Le gouvernement yéménite a transféré la Banque centrale de Sanaa à Aden en 2016 afin d'avoir un réel contrôle sur la politique monétaire, la monnaie et le paiement des salaires.

Mais le site historique de la banque à Sanaa est toujours exploité par les Houthis.

Le Centre d'études stratégiques de Sanaa a fait savoir dans un récent rapport que la lutte menaçait de faire s'effondrer le système basé sur le riyal et avait poussé le pays à utiliser des devises fortes, principalement le riyal saoudien et le dollar américain.

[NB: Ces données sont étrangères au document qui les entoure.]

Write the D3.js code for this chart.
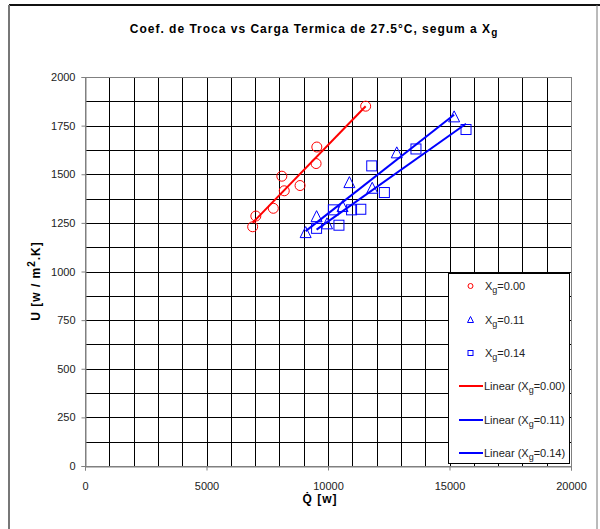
<!DOCTYPE html>
<html>
<head>
<meta charset="utf-8">
<script src="https://cdn.jsdelivr.net/npm/d3@7"></script>
<style>
  html, body { margin: 0; padding: 0; background: #fff; }
  svg { display: block; font-family: Arial, "Liberation Sans", sans-serif; }
</style>
</head>
<body>
<svg id="chart" width="600" height="529"></svg>
<script>
// Heat load Q [W] vs exchange coefficient U [W/m2.K], by gas fraction Xg
const seriesNames = ["0.00", "0.11", "0.14"];

const qXg000 = [11550, 9540, 9510, 8100, 8850, 8200, 7750, 7030, 6900];
const uXg000 = [1850, 1640, 1555, 1490, 1442, 1415, 1325, 1285, 1230];

const qXg011 = [15190, 12830, 10880, 11820, 10600, 9530, 9960, 9080];
const uXg011 = [1795, 1610, 1457, 1428, 1334, 1282, 1245, 1200];

const qXg014 = [15680, 13620, 11800, 12320, 10220, 10970, 11350, 10450, 9530];
const uXg014 = [1730, 1630, 1543, 1406, 1317, 1317, 1320, 1238, 1222];

const xTicks = [0, 5000, 10000, 15000, 20000];
const yTicks = [0, 250, 500, 750, 1000, 1250, 1500, 1750, 2000];

const colors = ["#ff0000", "#0000ff", "#0000ff"];
const shapes = ["circle", "triangle", "square"];

const series = [
  { name: seriesNames[0], q: qXg000, u: uXg000 },
  { name: seriesNames[1], q: qXg011, u: uXg011 },
  { name: seriesNames[2], q: qXg014, u: uXg014 }
];

const svg = d3.select("#chart");

// outer chart frame
svg.append("line").attr("x1", 9).attr("y1", 5).attr("x2", 600).attr("y2", 5)
  .attr("stroke", "#111").attr("stroke-width", 2);
svg.append("line").attr("x1", 9).attr("y1", 5).attr("x2", 9).attr("y2", 529)
  .attr("stroke", "#777").attr("stroke-width", 2);
svg.append("line").attr("x1", 597).attr("y1", 5).attr("x2", 597).attr("y2", 529)
  .attr("stroke", "#777").attr("stroke-width", 1);

const plot = { left: 85, right: 571, top: 77, bottom: 466 };

const x = d3.scaleLinear().domain([0, 20000]).range([plot.left, plot.right]);
const y = d3.scaleLinear().domain([0, 2000]).range([plot.bottom, plot.top]);

// grid
const grid = svg.append("g");
grid.selectAll(".vg").data(d3.range(1000, 20000, 1000)).join("line")
  .attr("x1", d => Math.round(x(d)) + 0.5).attr("x2", d => Math.round(x(d)) + 0.5)
  .attr("y1", plot.top).attr("y2", plot.bottom)
  .attr("stroke", "#000").attr("stroke-width", 1);
grid.selectAll(".hg").data(d3.range(125, 2000, 125)).join("line")
  .attr("y1", d => Math.round(y(d)) + 0.5).attr("y2", d => Math.round(y(d)) + 0.5)
  .attr("x1", plot.left).attr("x2", plot.right)
  .attr("stroke", "#000").attr("stroke-width", 1);

// plot border
svg.append("rect")
  .attr("x", plot.left + 0.5).attr("y", plot.top + 0.5)
  .attr("width", plot.right - plot.left).attr("height", plot.bottom - plot.top)
  .attr("fill", "none").attr("stroke", "#808080").attr("stroke-width", 1);

// axes
const xAxis = svg.append("g").attr("transform", `translate(0,${plot.bottom + 0.5})`)
  .call(d3.axisBottom(x).tickValues(xTicks).tickSize(4).tickPadding(12).tickFormat(d3.format("d")));
const yAxis = svg.append("g").attr("transform", `translate(${plot.left + 0.5},0)`)
  .call(d3.axisLeft(y).tickValues(yTicks).tickSize(4).tickPadding(6).tickFormat(d3.format("d")));
[xAxis, yAxis].forEach(a => {
  a.select(".domain").attr("stroke", "#808080");
  a.selectAll(".tick line").attr("stroke", "#808080");
  a.selectAll(".tick text").attr("font-size", 11).attr("fill", "#222")
    .attr("font-family", "Arial, 'Liberation Sans', sans-serif");
});

// trendlines (least squares over each series' Q range)
function fit(q, u) {
  const mx = d3.mean(q), my = d3.mean(u);
  let sxy = 0, sxx = 0;
  q.forEach((v, i) => { sxy += (v - mx) * (u[i] - my); sxx += (v - mx) * (v - mx); });
  const b = sxy / sxx;
  return { b, a: my - b * mx };
}
series.forEach((s, i) => {
  const f = fit(s.q, s.u);
  const [q0, q1] = d3.extent(s.q);
  svg.append("line")
    .attr("x1", x(q0)).attr("y1", y(f.a + f.b * q0))
    .attr("x2", x(q1)).attr("y2", y(f.a + f.b * q1))
    .attr("stroke", colors[i]).attr("stroke-width", 2);
});

// markers
function drawMarker(g, shape, cx, cy, color, r) {
  if (shape === "circle") {
    g.append("circle").attr("cx", cx).attr("cy", cy).attr("r", r)
      .attr("fill", "none").attr("stroke", color).attr("stroke-width", 1);
  } else if (shape === "square") {
    g.append("rect").attr("x", cx - r).attr("y", cy - r).attr("width", 2 * r).attr("height", 2 * r)
      .attr("fill", "none").attr("stroke", color).attr("stroke-width", 1);
  } else {
    g.append("path")
      .attr("d", `M${cx},${cy - r - 1}L${cx + r + 0.5},${cy + r}L${cx - r - 0.5},${cy + r}Z`)
      .attr("fill", "none").attr("stroke", color).attr("stroke-width", 1);
  }
}
const marks = svg.append("g");
series.forEach((s, i) => {
  s.q.forEach((q, j) => drawMarker(marks, shapes[i], x(q), y(s.u[j]), colors[i], 5));
});

// legend
const lg = svg.append("g");
lg.append("rect").attr("x", 448.5).attr("y", 273.5).attr("width", 121).attr("height", 190)
  .attr("fill", "#fff").attr("stroke", "#000").attr("stroke-width", 1);
const rowY = [286, 320, 353, 386, 420, 453];
function xgLabel(t, prefix, value, suffix) {
  t.append("tspan").text(prefix + "X");
  t.append("tspan").attr("dy", 3).attr("font-size", 9).text("g");
  t.append("tspan").attr("dy", -3).text("=" + value + suffix);
}
series.forEach((s, i) => {
  drawMarker(lg, shapes[i], 470.5, rowY[i], colors[i], 2.5);
  const t = lg.append("text").attr("x", 485).attr("y", rowY[i] + 4)
    .attr("font-size", 11).attr("fill", "#222");
  xgLabel(t, "", s.name, "");
});
series.forEach((s, i) => {
  const yy = rowY[i + 3];
  lg.append("line").attr("x1", 459).attr("x2", 483).attr("y1", yy).attr("y2", yy)
    .attr("stroke", colors[i]).attr("stroke-width", 2);
  const t = lg.append("text").attr("x", 484).attr("y", yy + 4)
    .attr("font-size", 11).attr("fill", "#222");
  xgLabel(t, "Linear (", s.name, ")");
});

// title
const title = svg.append("text").attr("x", 314).attr("y", 33)
  .attr("text-anchor", "middle").attr("font-size", 12).attr("font-weight", "bold")
  .attr("letter-spacing", 1);
title.append("tspan").text("Coef. de Troca vs Carga Termica de 27.5°C, segum a X");
title.append("tspan").attr("dy", 3).attr("font-size", 10).text("g");

// axis titles
const yl = svg.append("text").attr("transform", "translate(40,281) rotate(-90)")
  .attr("text-anchor", "middle").attr("font-size", 12).attr("font-weight", "bold")
  .attr("letter-spacing", 1);
yl.append("tspan").text("U [w / m");
yl.append("tspan").attr("dy", -5).attr("font-size", 10).text("2");
yl.append("tspan").attr("dy", 5).text(".K]");

svg.append("text").attr("x", 320).attr("y", 503)
  .attr("text-anchor", "middle").attr("font-size", 12).attr("font-weight", "bold")
  .attr("letter-spacing", 1)
  .text("Q\u0307 [w]");
</script>
</body>
</html>
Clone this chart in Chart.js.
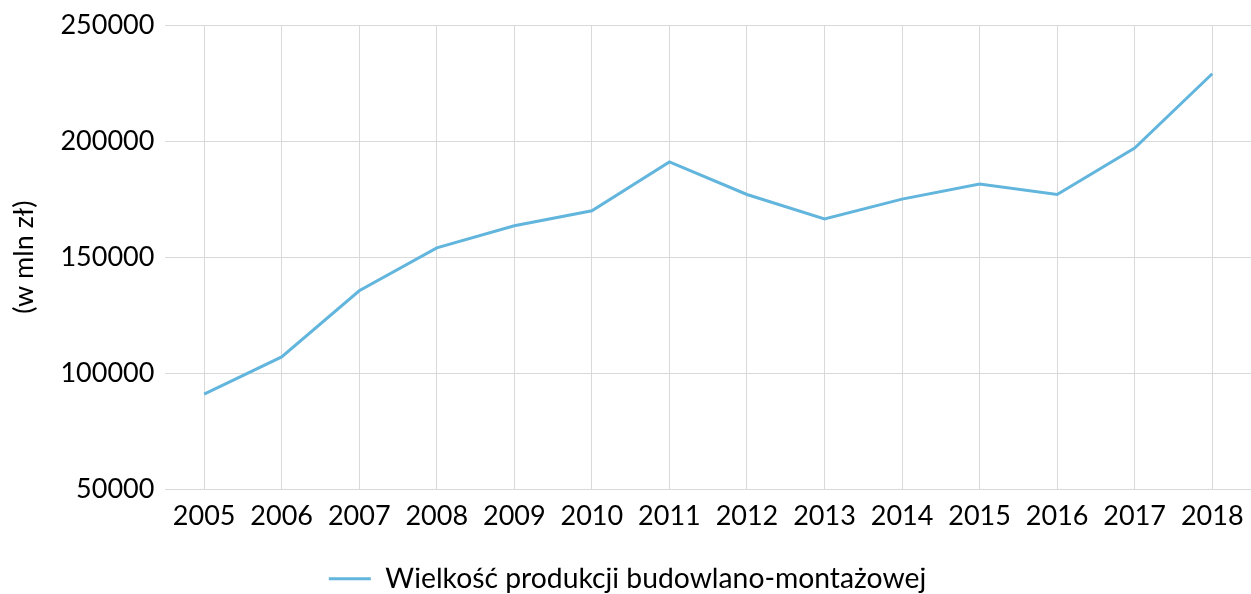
<!DOCTYPE html>
<html>
<head>
<meta charset="utf-8">
<script src="https://cdn.jsdelivr.net/npm/chart.js@4"></script>
<style>
  html, body { margin: 0; padding: 0; background: #fff; }
  #wrap { width: 1251px; height: 594px; }
</style>
</head>
<body>
<div id="wrap"><canvas id="chart"></canvas></div>
<script>
const years = ['2005', '2006', '2007', '2008', '2009', '2010', '2011', '2012', '2013', '2014', '2015', '2016', '2017', '2018'];
const production = [91000, 107000, 135500, 154000, 163500, 170000, 191000, 177000, 166500, 175000, 181500, 177000, 197000, 229000];
const seriesLabel = 'Wielkość produkcji budowlano-montażowej';
const axisTitle = '(w mln zł)';

const ink = '#000';
const grid = '#d9d9d9';
const font = { family: 'Lato', size: 27 };

new Chart(document.getElementById('chart'), {
    type: 'line',
    data: {
        labels: years,
        datasets: [{
            label: seriesLabel,
            data: production,
            borderColor: '#62b5dc',
            backgroundColor: '#62b5dc',
            borderWidth: 3,
            pointRadius: 0,
            tension: 0
        }]
    },
    options: {
        responsive: true,
        maintainAspectRatio: false,
        animation: false,
        layout: { padding: { left: 4, right: 0, top: 25, bottom: -9 } },
        scales: {
            x: {
                offset: true,
                grid: { offset: false, color: grid, drawTicks: false },
                border: { color: grid },
                ticks: { color: ink, font, padding: 11, maxRotation: 0 },
                // plot runs to the right edge; room left for the legend row
                afterFit: s => { s.paddingRight = 0; s.height += 24; }
            },
            y: {
                min: 50000,
                max: 250000,
                grid: { color: grid, drawTicks: false },
                border: { display: false },
                ticks: { stepSize: 50000, color: ink, font, padding: 11, callback: v => String(v) },
                title: { display: true, text: axisTitle, color: ink, font, padding: { bottom: 9 } },
                afterFit: s => { s.paddingTop = 0; }
            }
        },
        plugins: {
            legend: {
                position: 'bottom',
                labels: {
                    color: ink, font: { family: 'Lato', size: 28.3 }, boxWidth: 42, boxHeight: 3, padding: -3,
                    generateLabels: chart => Chart.defaults.plugins.legend.labels.generateLabels(chart)
                        .map(l => Object.assign(l, { lineWidth: 0 }))
                }
            },
            tooltip: { enabled: false }
        }
    }
});
</script>
</body>
</html>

« Une population dans laquelle des millions de personnes sont déjà au bord de la famine va supporter des coûts croissants, une érosion supplémentaire du pouvoir d'achat et une détérioration de la situation humanitaire résultant de l'escalade de la guerre des monnaies », a-t-il indiqué.

Anthony Biswell, analyste économique au centre à Sanaa, a expliqué que le nord souffrait d'une pénurie d'approvisionnement en vieux riyals, et que les citoyens ordinaires se tournaient vers le marché noir pour convertir leurs nouveaux billets.

« Le sud connaîtra un excès de nouveaux billets de banque imprimés en circulation [...]. On s'attend à ce que cela entraîne une inflation », a-t-il déclaré à l'AFP.

« Les marchandises arrivent. Le problème principal est le pouvoir d'achat et la capacité des gens à acheter les produits disponibles sur le marché », a-t-il poursuivi.

Le gouvernement du président Abdrabbo Mansour Hadi a déclaré que la mesure des Houthis était « oppressive et qu'elle allait dévaster l'économie », accusant la milice de « faire chanter le peuple ».

« Le Premier ministre a rencontré des ambassadeurs de l'Union européenne, et nous leur avons demandé de faire pression » sur les Houthis afin qu'ils lèvent l'interdiction, a indiqué Najeeb al-Ouj, ministre yéménite du Plan et de la Coopération internationale.